**TASK DIRECTIONS**
Which lines below hold the word "matplotlib"? Copy all of them.

**GIVEN DATA**

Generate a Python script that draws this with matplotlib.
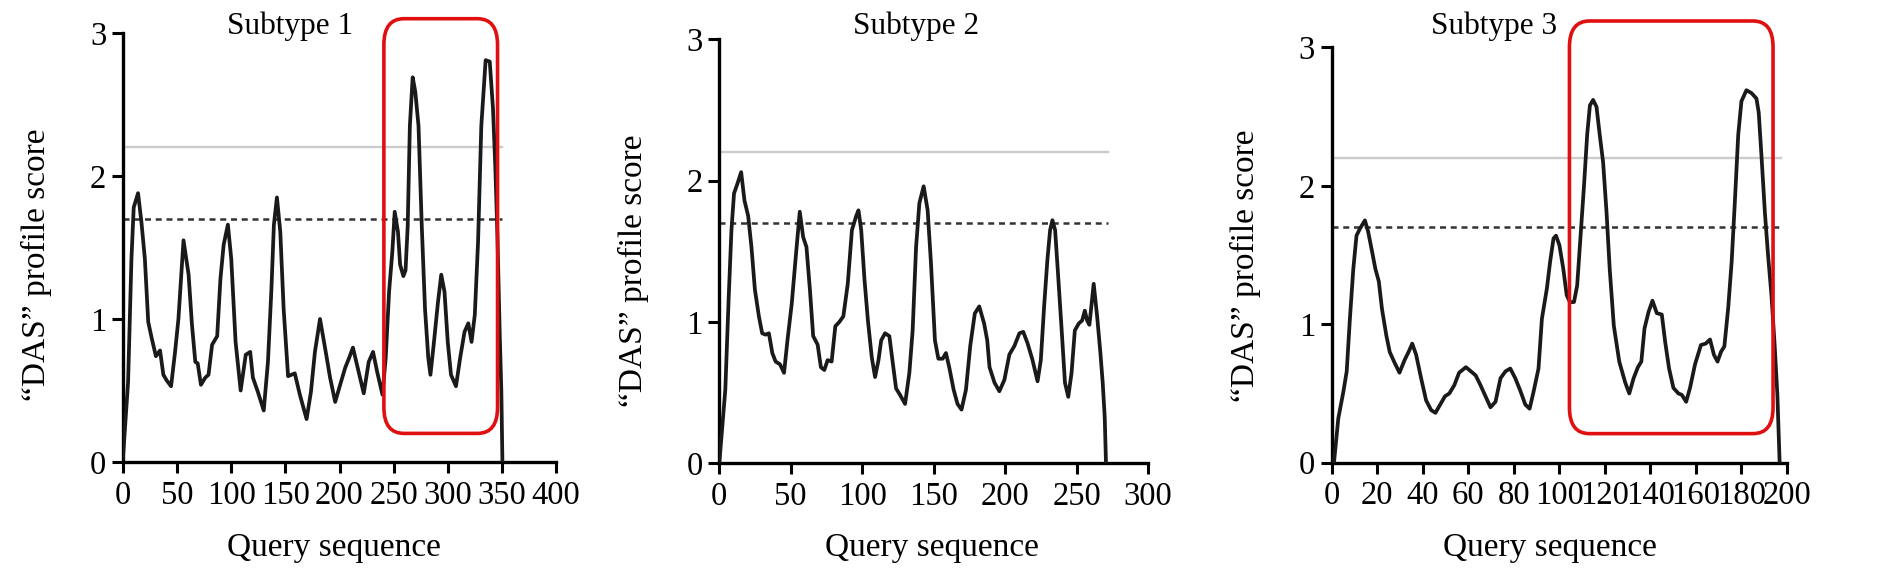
import matplotlib
matplotlib.use("Agg")
import matplotlib.pyplot as plt
from matplotlib.patches import FancyBboxPatch

plt.rcParams['font.family'] = ['Liberation Serif', 'DejaVu Serif']
plt.rcParams['mathtext.fontset'] = 'stix'

# ---------------- data ----------------
titles = ["Subtype 1", "Subtype 2", "Subtype 3"]
x_label = "Query sequence"
y_label = "\u201cDAS\u201d profile score"

x1 = [0, 4.7, 7.8, 9.9, 13.9, 17, 20.2, 23.3, 26.4, 30.4, 34.2, 37.3, 40.4, 44.4, 48.1, 51.2,
      55.9, 60.6, 63.7, 66.8, 69, 72, 76, 79, 82.3, 87, 90, 93, 96.9, 100, 104, 108.7, 113.4,
      117.5, 120, 124.6, 130, 133.9, 137, 139.4, 142.2, 145.3, 148.4, 152.5, 158.7, 163.4,
      169.6, 173.6, 177.3, 182, 186.6, 191.3, 196, 200.6, 205.3, 209, 212.4, 217.7, 222.4,
      227, 231, 234.8, 239.7, 242.7, 245.8, 248.8, 251, 254, 256, 259, 261, 263, 265, 267.6,
      270, 273, 276, 279, 282, 284, 287, 291, 294, 297, 300, 303, 307.6, 311.5, 315.5, 319,
      322, 325, 328, 331, 335, 338.8, 341.8, 344, 346, 348, 349.5, 350.5]
y1 = [0.03, 0.56, 1.42, 1.78, 1.88, 1.68, 1.42, 0.98, 0.87, 0.74, 0.78, 0.61, 0.57, 0.53, 0.77, 1.0,
      1.55, 1.31, 0.96, 0.70, 0.69, 0.54, 0.59, 0.61, 0.82, 0.88, 1.28, 1.52, 1.66, 1.42, 0.84, 0.50, 0.75,
      0.77, 0.59, 0.49, 0.36, 0.70, 1.19, 1.66, 1.85, 1.61, 1.07, 0.60, 0.62, 0.47,
      0.30, 0.49, 0.77, 1.0, 0.80, 0.59, 0.42, 0.54, 0.66, 0.73, 0.80, 0.63, 0.48,
      0.70, 0.77, 0.63, 0.47, 0.73, 1.19, 1.47, 1.75, 1.61, 1.38, 1.30, 1.34, 1.65, 2.35, 2.69,
      2.59, 2.35, 1.65, 1.07, 0.73, 0.61, 0.82, 1.12, 1.31, 1.19, 0.84, 0.61, 0.53, 0.73, 0.91, 0.97,
      0.84, 1.03, 1.54, 2.35, 2.81, 2.80, 2.47, 2.05, 1.55, 0.9, 0.5, 0.0]

x2 = [0, 4.2, 6.6, 8.5, 10.3, 12.4, 15.3, 17.6, 20.2, 22.5, 24.9, 27.7, 30, 32.4, 34.7, 37.1, 39.4,
      42.5, 45.3, 47.7, 50.7, 53.5, 56.3, 58.7, 61, 63.4, 65.7, 68.8, 71.1, 73.5, 75.8, 78.6, 81.2,
      84, 86.8, 89.9, 92.8, 95.8, 97.4, 99.3, 101.6, 104, 106.7, 109, 111.4, 113.3, 116, 119, 121.4,
      123.7, 126.7, 130, 133, 135.3, 137.7, 140, 143, 145.8, 148.1, 150.9, 153.3, 156.3, 158.6,
      160.9, 164, 166.7, 169.5, 172.6, 175.6, 178.8, 181.9, 185.3, 187.5, 189.1, 192.6, 196, 199.5,
      203, 206.5, 210, 212.7, 215.7, 219.2, 222.7, 225, 227.3, 229.6, 231.5, 233.1, 235, 237.3,
      239.6, 241.9, 244.2, 246.5, 248.8, 251.6, 253.9, 255.8, 257.4, 259, 262, 264.4, 266.7, 268.3,
      269.7, 270.6]
y2 = [0.0, 0.52, 1.18, 1.65, 1.91, 1.97, 2.06, 1.86, 1.75, 1.53, 1.23, 1.04, 0.92, 0.91, 0.92, 0.78, 0.72,
      0.70, 0.64, 0.87, 1.13, 1.46, 1.78, 1.60, 1.53, 1.23, 0.90, 0.84, 0.68, 0.66, 0.73, 0.72, 0.97,
      1.0, 1.04, 1.27, 1.65, 1.75, 1.79, 1.65, 1.30, 1.01, 0.75, 0.61, 0.73, 0.87, 0.92, 0.90, 0.71,
      0.53, 0.48, 0.42, 0.64, 0.94, 1.53, 1.84, 1.96, 1.79, 1.42, 0.87, 0.74, 0.74, 0.78,
      0.68, 0.52, 0.42, 0.38, 0.52, 0.83, 1.06, 1.11, 0.99, 0.87, 0.68, 0.57, 0.51, 0.59,
      0.77, 0.83, 0.92, 0.93, 0.85, 0.73, 0.58, 0.73, 1.11, 1.44, 1.65, 1.72, 1.65, 1.30,
      0.94, 0.57, 0.47, 0.64, 0.94, 0.99, 1.01, 1.08, 1.01, 0.98, 1.27, 1.04, 0.78, 0.57,
      0.33, 0.0]

x3 = [1, 2.9, 5.1, 6.6, 8, 9.5, 10.9, 12.4, 14.6, 16, 17.8, 19.2, 20.7, 22.1, 24, 25.5, 27.7, 29.8,
      32, 33.8, 35.4, 37.1, 39.3, 41.5, 43.7, 45.6, 47.7, 49.8, 51.7, 53.9, 56, 59, 61.9, 63.3, 65.4,
      67.6, 69.8, 72, 74.2, 76.4, 78.5, 80.7, 82.9, 85.1, 87, 88.7, 90.9, 92.4, 94.6, 96, 97.5, 98.6,
      100.1, 101.8, 103.3, 104.7, 106.5, 107.9, 109.4, 110.9, 112.3, 113.5, 114.9, 116.4, 117.8,
      119.3, 120.8, 122.2, 124, 126.4, 129, 130.8, 132.7, 134.6, 136.1, 137.5, 139.3, 141, 142.9,
      145.1, 146.6, 148.3, 150.2, 152.4, 153.9, 155.8, 157.5, 159.7, 162.3, 164.4, 166.3, 168,
      169.6, 171.1, 172.6, 174.3, 175.8, 177.2, 178.7, 180.1, 182.3, 184.5, 186.7, 187.7, 188.9,
      190.4, 191.8, 193.3, 194.7, 195.9, 196.9]
y3 = [0.0, 0.32, 0.51, 0.66, 1.04, 1.40, 1.64, 1.69, 1.75, 1.67, 1.52, 1.40, 1.31, 1.11, 0.92, 0.80, 0.72, 0.65,
      0.74, 0.80, 0.86, 0.78, 0.61, 0.45, 0.38, 0.36, 0.42, 0.48, 0.50, 0.56, 0.65, 0.69, 0.65, 0.63, 0.56,
      0.48, 0.40, 0.44, 0.61, 0.66, 0.68, 0.61, 0.52, 0.42, 0.39, 0.51, 0.68, 1.04, 1.26, 1.45, 1.62, 1.64,
      1.57, 1.40, 1.21, 1.16, 1.16, 1.28, 1.64, 2.0, 2.37, 2.58, 2.62, 2.57, 2.37,
      2.17, 1.81, 1.40, 0.99, 0.73, 0.58, 0.50, 0.61, 0.69, 0.73, 0.97, 1.09, 1.17, 1.08,
      1.07, 0.87, 0.68, 0.54, 0.50, 0.49, 0.44, 0.54, 0.71, 0.85, 0.86, 0.89, 0.78,
      0.73, 0.80, 0.84, 1.12, 1.45, 1.88, 2.37, 2.61, 2.69, 2.67, 2.63, 2.53, 2.22,
      1.81, 1.50, 1.21, 0.85, 0.49, 0.0]

xs = [x1, x2, x3]
ys = [y1, y2, y3]
x_max = [400, 300, 200]
x_ticks = [list(range(0, 401, 50)), list(range(0, 301, 50)), list(range(0, 201, 20))]
y_ticks = [0, 1, 2, 3]
gray_level = 2.2          # solid light-gray threshold
dash_level = 1.7          # dashed threshold
line_end = [350, 272, 197.5]
# highlighted regions (x0, x1, y0, y1); None = no box
boxes = [(241, 346, 0.20, 3.10), None, (104.5, 194, 0.21, 3.19)]

# ---------------- layout ----------------
W, H = 1879, 582
DPI = 100
fig = plt.figure(figsize=(W / DPI, H / DPI), dpi=DPI)

SERIF = 'Liberation Serif'

# (left px, y0 px, width px, height px) measured from top of image
ax_px = [(123, 462, 433, 429), (719.3, 463.3, 428.7, 424), (1331.7, 462.7, 455, 415.4)]
title_px = [(290, 26), (916, 26), (1494, 26)]
ylab_coords = [(-0.20, 0.46), (-0.20, 0.455), (-0.19, 0.474)]
xlab_coords = [(0.487, -0.20), (0.497, -0.20), (0.48, -0.205)]

for i in range(3):
    l, y0, w, h = ax_px[i]
    ax = fig.add_axes([l / W, (H - y0) / H, w / W, h / H])
    ax.plot(xs[i], ys[i], color='#1a1a1a', lw=2.7, solid_joinstyle='round', zorder=3)
    ax.plot([0, line_end[i]], [gray_level, gray_level], color='#cccccc', lw=1.7, zorder=1)
    ax.plot([0, line_end[i]], [dash_level, dash_level], color='#333333', lw=1.8,
            dashes=(2.4, 1.9), zorder=2)
    ax.set_xlim(0, x_max[i])
    ax.set_ylim(0, 3)
    ax.set_xticks(x_ticks[i])
    ax.set_xticklabels([str(t) for t in x_ticks[i]], fontfamily=SERIF, fontsize=23.5)
    ax.set_yticks(y_ticks)
    ax.set_yticklabels([str(t) for t in y_ticks], fontfamily=SERIF, fontsize=23.5)
    ax.tick_params(axis='both', direction='out', length=8, width=2.2)
    ax.tick_params(axis='x', pad=5)
    ax.tick_params(axis='y', pad=4)
    for s in ['top', 'right']:
        ax.spines[s].set_visible(False)
    for s in ['left', 'bottom']:
        ax.spines[s].set_linewidth(2.4)
    ax.set_xlabel(x_label, fontsize=24, va='center', fontfamily=SERIF)
    ax.xaxis.set_label_coords(*xlab_coords[i])
    ax.set_ylabel(y_label, fontsize=24, va='center', fontfamily=SERIF)
    ax.yaxis.set_label_coords(*ylab_coords[i])
    tx, ty = title_px[i]
    fig.text(tx / W, 1 - ty / H, titles[i], fontsize=22.5, ha='center', va='center',
             fontfamily=SERIF)

    if boxes[i] is not None:
        bx0, bx1, by0, by1 = boxes[i]
        px_per_x = w / x_max[i]
        px_per_y = h / 3.0
        rx = 20 / px_per_x
        ry = 26 / px_per_y
        patch = FancyBboxPatch((bx0, by0), bx1 - bx0, by1 - by0,
                               boxstyle=f"round,pad=0,rounding_size={rx}",
                               mutation_aspect=ry / rx, fill=False,
                               edgecolor='#e01010', lw=2.6, clip_on=False, zorder=4)
        ax.add_patch(patch)

fig.savefig("out.png", dpi=DPI)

**REPLY**
Generate a Python script that draws this with matplotlib.
import matplotlib
matplotlib.use("Agg")
import matplotlib.pyplot as plt
from matplotlib.patches import FancyBboxPatch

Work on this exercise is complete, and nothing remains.